Work to do | Select the lines that hold the word "code" and copy each one.

Data provided |

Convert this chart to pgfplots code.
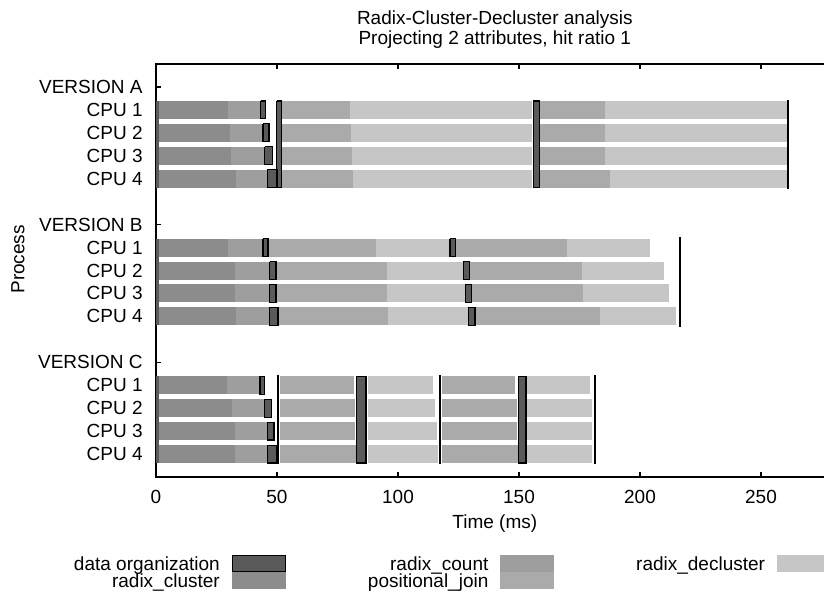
\documentclass[border=0pt]{standalone}
\usepackage{pgfplots}
\pgfplotsset{compat=1.18}
\usepackage{fontspec}
\setmainfont{Liberation Sans}
\definecolor{dorg}{HTML}{5A5A5A}
\definecolor{clus}{HTML}{8C8C8C}
\definecolor{cnt}{HTML}{9E9E9E}
\definecolor{pj}{HTML}{AAAAAA}
\definecolor{dec}{HTML}{C6C6C6}
\begin{document}
\begin{tikzpicture}
\begin{axis}[
  scale only axis, width=338.8pt, height=206.5pt,
  xmin=0, xmax=280, ymin=0, ymax=18, y dir=reverse,
  font=\fontsize{9.5}{11}\selectfont,
  /pgf/number format/assume math mode=true,
  xtick={0,50,100,150,200,250},
  ytick={1,2,3,4,5,7,8,9,10,11,13,14,15,16,17},
  yticklabels={VERSION A,CPU 1,CPU 2,CPU 3,CPU 4,VERSION B,CPU 1,CPU 2,CPU 3,CPU 4,VERSION C,CPU 1,CPU 2,CPU 3,CPU 4},
  ytick pos=left,
  tick align=inside, major tick length=2.5pt,
  axis line style={line width=0.6pt},
  every tick/.style={black, line width=0.6pt},
  yticklabel style={inner sep=0pt, anchor=east, xshift=-6.5pt},
  xticklabel style={inner sep=0pt, anchor=north, yshift=-6.5pt},
  xlabel={Time (ms)}, ylabel={Process},
  xlabel style={at={(axis description cs:0.5,0)}, anchor=center, yshift=-23.5pt, inner sep=0pt},
  ylabel style={at={(axis description cs:0,0.527)}, anchor=center, yshift=69pt, xshift=0pt, inner sep=0pt},
  title={Radix-Cluster-Decluster analysis\\Projecting 2 attributes, hit ratio 1},
  title style={align=center, anchor=south, at={(axis description cs:0.5,1)}, yshift=1.5pt, inner sep=0pt, font=\fontsize{9.5}{10}\selectfont},
  legend image code/.code={\draw[#1] (0pt,-4pt) rectangle (26.5pt,4pt);},
  legend cell align=right, legend plot pos=right,
  transpose legend, legend columns=2,
  legend style={draw=none, fill=none, inner sep=0pt, outer sep=0pt,
    at={(0,0)}, anchor=north west, xshift=-41pt, yshift=-39pt,
    column sep=6pt, row sep=0pt, font=\fontsize{9.5}{11}\selectfont,
    nodes={inner sep=0pt, text height=6.8pt, text depth=0pt},
    /tikz/every even column/.append style={column sep=41pt}},
]
\addlegendimage{fill=dorg, draw=black, line width=0.6pt}
\addlegendentry{data organization}
\addlegendimage{fill=clus, draw=clus}
\addlegendentry{radix\_cluster}
\addlegendimage{fill=cnt, draw=cnt}
\addlegendentry{radix\_count}
\addlegendimage{fill=pj, draw=pj}
\addlegendentry{positional\_join}
\addlegendimage{fill=dec, draw=dec}
\addlegendentry{radix\_decluster}

% radix_cluster
\addplot[forget plot, draw=clus, line width=9pt, unbounded coords=jump] coordinates {
(0,2)(29.8,2) (nan,nan) (0,3)(30.5,3) (nan,nan) (0,4)(31,4) (nan,nan) (0,5)(33,5) (nan,nan)
(0,8)(29.8,8) (nan,nan) (0,9)(32.6,9) (nan,nan) (0,10)(32.6,10) (nan,nan) (0,11)(33,11) (nan,nan)
(0,14)(29.3,14) (nan,nan) (0,15)(31.2,15) (nan,nan) (0,16)(32.6,16) (nan,nan) (0,17)(32.6,17)
};
% radix_count
\addplot[forget plot, draw=cnt, line width=9pt, unbounded coords=jump] coordinates {
(29.8,2)(43.2,2) (nan,nan) (30.5,3)(44.2,3) (nan,nan) (31,4)(45,4) (nan,nan) (33,5)(46,5) (nan,nan)
(29.8,8)(44.2,8) (nan,nan) (32.6,9)(47,9) (nan,nan) (32.6,10)(47,10) (nan,nan) (33,11)(47,11) (nan,nan)
(29.3,14)(43,14) (nan,nan) (31.2,15)(45,15) (nan,nan) (32.6,16)(46,16) (nan,nan) (32.6,17)(46,17)
};
% positional_join
\addplot[forget plot, draw=pj, line width=9pt, unbounded coords=jump] coordinates {
(52,2)(80.2,2) (nan,nan) (52,3)(80.5,3) (nan,nan) (52,4)(81,4) (nan,nan) (52,5)(81.5,5) (nan,nan)
(158.6,2)(185.5,2) (nan,nan) (158.6,3)(185.5,3) (nan,nan) (158.6,4)(185.5,4) (nan,nan) (158.6,5)(187.6,5) (nan,nan)
(46.3,8)(91,8) (nan,nan) (49.6,9)(95.4,9) (nan,nan) (49.6,10)(95.4,10) (nan,nan) (50.4,11)(96,11) (nan,nan)
(123.6,8)(170,8) (nan,nan) (129.5,9)(176,9) (nan,nan) (130.5,10)(176.6,10) (nan,nan) (131.8,11)(183.5,11) (nan,nan)
(51.2,14)(81.8,14) (nan,nan) (51.2,15)(82.2,15) (nan,nan) (51.2,16)(82.4,16) (nan,nan) (51.2,17)(82.6,17) (nan,nan)
(118,14)(148.3,14) (nan,nan) (118,15)(149,15) (nan,nan) (118,16)(149.2,16) (nan,nan) (118,17)(149.4,17)
};
% radix_decluster
\addplot[forget plot, draw=dec, line width=9pt, unbounded coords=jump] coordinates {
(80.2,2)(155.4,2) (nan,nan) (80.5,3)(155.4,3) (nan,nan) (81,4)(155.4,4) (nan,nan) (81.5,5)(155.4,5) (nan,nan)
(185.5,2)(260.7,2) (nan,nan) (185.5,3)(260.7,3) (nan,nan) (185.5,4)(260.7,4) (nan,nan) (187.6,5)(260.7,5) (nan,nan)
(91,8)(121.5,8) (nan,nan) (95.4,9)(127,9) (nan,nan) (95.4,10)(128,10) (nan,nan) (96,11)(129,11) (nan,nan)
(170,8)(204,8) (nan,nan) (176,9)(210,9) (nan,nan) (176.6,10)(212,10) (nan,nan) (183.5,11)(215,11) (nan,nan)
(87.6,14)(114.3,14) (nan,nan) (87.6,15)(115.3,15) (nan,nan) (87.6,16)(116,16) (nan,nan) (87.6,17)(116.6,17) (nan,nan)
(153.4,14)(179.3,14) (nan,nan) (153.4,15)(180,15) (nan,nan) (153.4,16)(180,16) (nan,nan) (153.4,17)(180,17)
};
% data organization boxes and barriers
\addplot[forget plot, fill=dorg, draw=black, line width=0.6pt, unbounded coords=jump] coordinates {
(43.2,1.61)(45.2,1.61)(45.2,2.39)(43.2,2.39)(43.2,1.61) (nan,nan)
(44.2,2.61)(46.7,2.61)(46.7,3.39)(44.2,3.39)(44.2,2.61) (nan,nan)
(45,3.61)(48,3.61)(48,4.39)(45,4.39)(45,3.61) (nan,nan)
(46,4.61)(50,4.61)(50,5.39)(46,5.39)(46,4.61) (nan,nan)
(49.9,1.61)(52,1.61)(52,5.39)(49.9,5.39)(49.9,1.61) (nan,nan)
(155.9,1.61)(158.6,1.61)(158.6,5.39)(155.9,5.39)(155.9,1.61) (nan,nan)
(44.2,7.61)(46.3,7.61)(46.3,8.39)(44.2,8.39)(44.2,7.61) (nan,nan)
(47,8.61)(49.6,8.61)(49.6,9.39)(47,9.39)(47,8.61) (nan,nan)
(47,9.61)(49.6,9.61)(49.6,10.39)(47,10.39)(47,9.61) (nan,nan)
(47,10.61)(50.4,10.61)(50.4,11.39)(47,11.39)(47,10.61) (nan,nan)
(121.5,7.61)(123.6,7.61)(123.6,8.39)(121.5,8.39)(121.5,7.61) (nan,nan)
(127,8.61)(129.5,8.61)(129.5,9.39)(127,9.39)(127,8.61) (nan,nan)
(128,9.61)(130.5,9.61)(130.5,10.39)(128,10.39)(128,9.61) (nan,nan)
(129,10.61)(131.8,10.61)(131.8,11.39)(129,11.39)(129,10.61) (nan,nan)
(43,13.61)(45,13.61)(45,14.39)(43,14.39)(43,13.61) (nan,nan)
(45,14.61)(47.8,14.61)(47.8,15.39)(45,15.39)(45,14.61) (nan,nan)
(46,15.61)(48.8,15.61)(48.8,16.39)(46,16.39)(46,15.61) (nan,nan)
(46,16.61)(50,16.61)(50,17.39)(46,17.39)(46,16.61) (nan,nan)
(82.9,13.61)(86.8,13.61)(86.8,17.39)(82.9,17.39)(82.9,13.61) (nan,nan)
(149.7,13.61)(152.9,13.61)(152.9,17.39)(149.7,17.39)(149.7,13.61)
};
% left edge stripes
\addplot[forget plot, draw=dorg, line width=1.5pt, unbounded coords=jump] coordinates {
(0.6,1.61)(0.6,5.39) (nan,nan) (0.6,7.61)(0.6,11.39) (nan,nan) (0.6,13.61)(0.6,17.39)
};
% end / synchronisation lines
\addplot[forget plot, draw=black, line width=1pt, unbounded coords=jump] coordinates {
(261,1.55)(261,5.45) (nan,nan)
(216.5,7.55)(216.5,11.45) (nan,nan)
(50.3,13.55)(50.3,17.45) (nan,nan)
(117.4,13.55)(117.4,17.45) (nan,nan)
(181.4,13.55)(181.4,17.45)
};
\end{axis}
\pgfresetboundingbox
\useasboundingbox (-78pt,-58pt) rectangle (334pt,238.5pt);
\end{tikzpicture}
\end{document}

Result |
Convert this chart to pgfplots code.
  legend image code/.code={\draw[#1] (0pt,-4pt) rectangle (26.5pt,4pt);},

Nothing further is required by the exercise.